In the information domain, Taiwan should harden its communication systems and train a more sophisticated cyberdefense workforce. Even more important, Taiwan must accelerate its efforts to expand and diversify its satellite communications services and infrastructure to defend against Chinese attacks on its information networks and submarine Internet cables. Already, Taiwan has signed a contract with Eutelsat OneWeb—an analog to the Starlink system that has proved so vital in Ukraine—but it should take further steps to augment satellite bandwidth in the near term.

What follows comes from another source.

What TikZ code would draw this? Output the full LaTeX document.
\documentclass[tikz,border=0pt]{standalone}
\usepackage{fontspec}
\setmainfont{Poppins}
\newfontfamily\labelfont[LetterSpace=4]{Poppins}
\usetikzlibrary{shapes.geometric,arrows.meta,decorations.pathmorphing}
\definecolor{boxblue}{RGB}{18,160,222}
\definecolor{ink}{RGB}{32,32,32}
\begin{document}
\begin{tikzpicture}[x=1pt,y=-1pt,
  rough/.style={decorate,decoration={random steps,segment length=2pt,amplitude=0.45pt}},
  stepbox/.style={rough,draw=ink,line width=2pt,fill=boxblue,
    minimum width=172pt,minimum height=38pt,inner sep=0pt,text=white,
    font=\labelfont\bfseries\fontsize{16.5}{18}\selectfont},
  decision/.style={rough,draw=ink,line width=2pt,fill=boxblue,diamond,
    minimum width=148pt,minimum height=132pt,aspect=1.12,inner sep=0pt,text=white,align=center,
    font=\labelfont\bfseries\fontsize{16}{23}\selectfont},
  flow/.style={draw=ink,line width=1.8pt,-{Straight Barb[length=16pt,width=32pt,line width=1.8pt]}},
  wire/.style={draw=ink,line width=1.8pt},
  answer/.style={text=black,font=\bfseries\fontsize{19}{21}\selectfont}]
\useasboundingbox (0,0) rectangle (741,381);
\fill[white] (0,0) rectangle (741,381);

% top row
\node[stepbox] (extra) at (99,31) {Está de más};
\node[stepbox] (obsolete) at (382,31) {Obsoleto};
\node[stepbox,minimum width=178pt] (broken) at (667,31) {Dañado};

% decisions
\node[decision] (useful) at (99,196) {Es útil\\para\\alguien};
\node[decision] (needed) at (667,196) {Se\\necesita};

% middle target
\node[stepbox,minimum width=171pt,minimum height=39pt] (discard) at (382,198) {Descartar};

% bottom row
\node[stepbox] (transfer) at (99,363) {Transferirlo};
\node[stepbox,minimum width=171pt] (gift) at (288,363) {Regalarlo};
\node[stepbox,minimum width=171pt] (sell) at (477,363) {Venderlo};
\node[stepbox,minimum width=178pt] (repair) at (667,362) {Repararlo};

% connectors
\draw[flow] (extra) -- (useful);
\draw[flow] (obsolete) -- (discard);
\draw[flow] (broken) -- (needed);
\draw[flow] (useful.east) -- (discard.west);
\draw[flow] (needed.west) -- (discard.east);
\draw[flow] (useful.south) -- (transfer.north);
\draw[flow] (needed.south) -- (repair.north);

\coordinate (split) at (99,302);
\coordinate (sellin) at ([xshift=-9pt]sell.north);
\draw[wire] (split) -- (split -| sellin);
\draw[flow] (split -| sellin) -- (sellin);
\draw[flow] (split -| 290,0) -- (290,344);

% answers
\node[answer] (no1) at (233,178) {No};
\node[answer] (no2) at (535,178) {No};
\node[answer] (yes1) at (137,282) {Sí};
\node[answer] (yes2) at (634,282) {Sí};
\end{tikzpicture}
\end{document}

Washington will also be crucial to Taiwan’s buffer zone strategy. In April, Congress earmarked $2 billion for defense aid to the Indo-Pacific, but how this money will be allocated remains unclear. The United States should use a portion of available funds to bolster Taiwan’s aerial and maritime surveillance and intelligence capabilities and its fleets of air, sea, and subsurface drones. Washington should also consider an expanded role for the U.S. Coast Guard in and around the Taiwan Strait. Currently, U.S. Coast Guard forces patrol the exclusive economic zones of U.S. allies such as Japan and the Philippines, uphold the international Law of the Sea, and engage in exercises with regional partners. Extending the Coast Guard’s mandate in waters near Taiwan to include, for example, patrolling nearby fisheries with the aim of ensuring access and supporting resource conservation could push back against China’s efforts to control these areas while matching Beijing’s use of law enforcement vessels. Using Coast Guard vessels is less likely to provoke escalation than employing the U.S. Navy and better suits a policy aimed at preserving the fragile status quo.

Finally, the United States ought to coordinate with corporations to support Taiwan’s economic buffer, especially those that ship goods to the island via sea and air. An interagency group from the Departments of Defense, Homeland Security, and State should establish channels to assess emerging risks and share early warning indicators with the leaders of large multinational trading firms, shippers, and insurers. This exercise should be conducted in a private setting to facilitate contingency planning and provide governmental and military support for these corporations to undertake physical and financial preparations that will ensure Taiwan’s access to global markets.

If the best predictor of future behavior is past behavior, the United States and Taiwan should be as focused on developing strategies to prevent Taiwan’s slow subjugation as they are on forestalling outright invasion. If Washington cannot alter its single-minded outlook, it could end up as a bystander as Taiwan slips under creeping Chinese control in a silent fait accompli.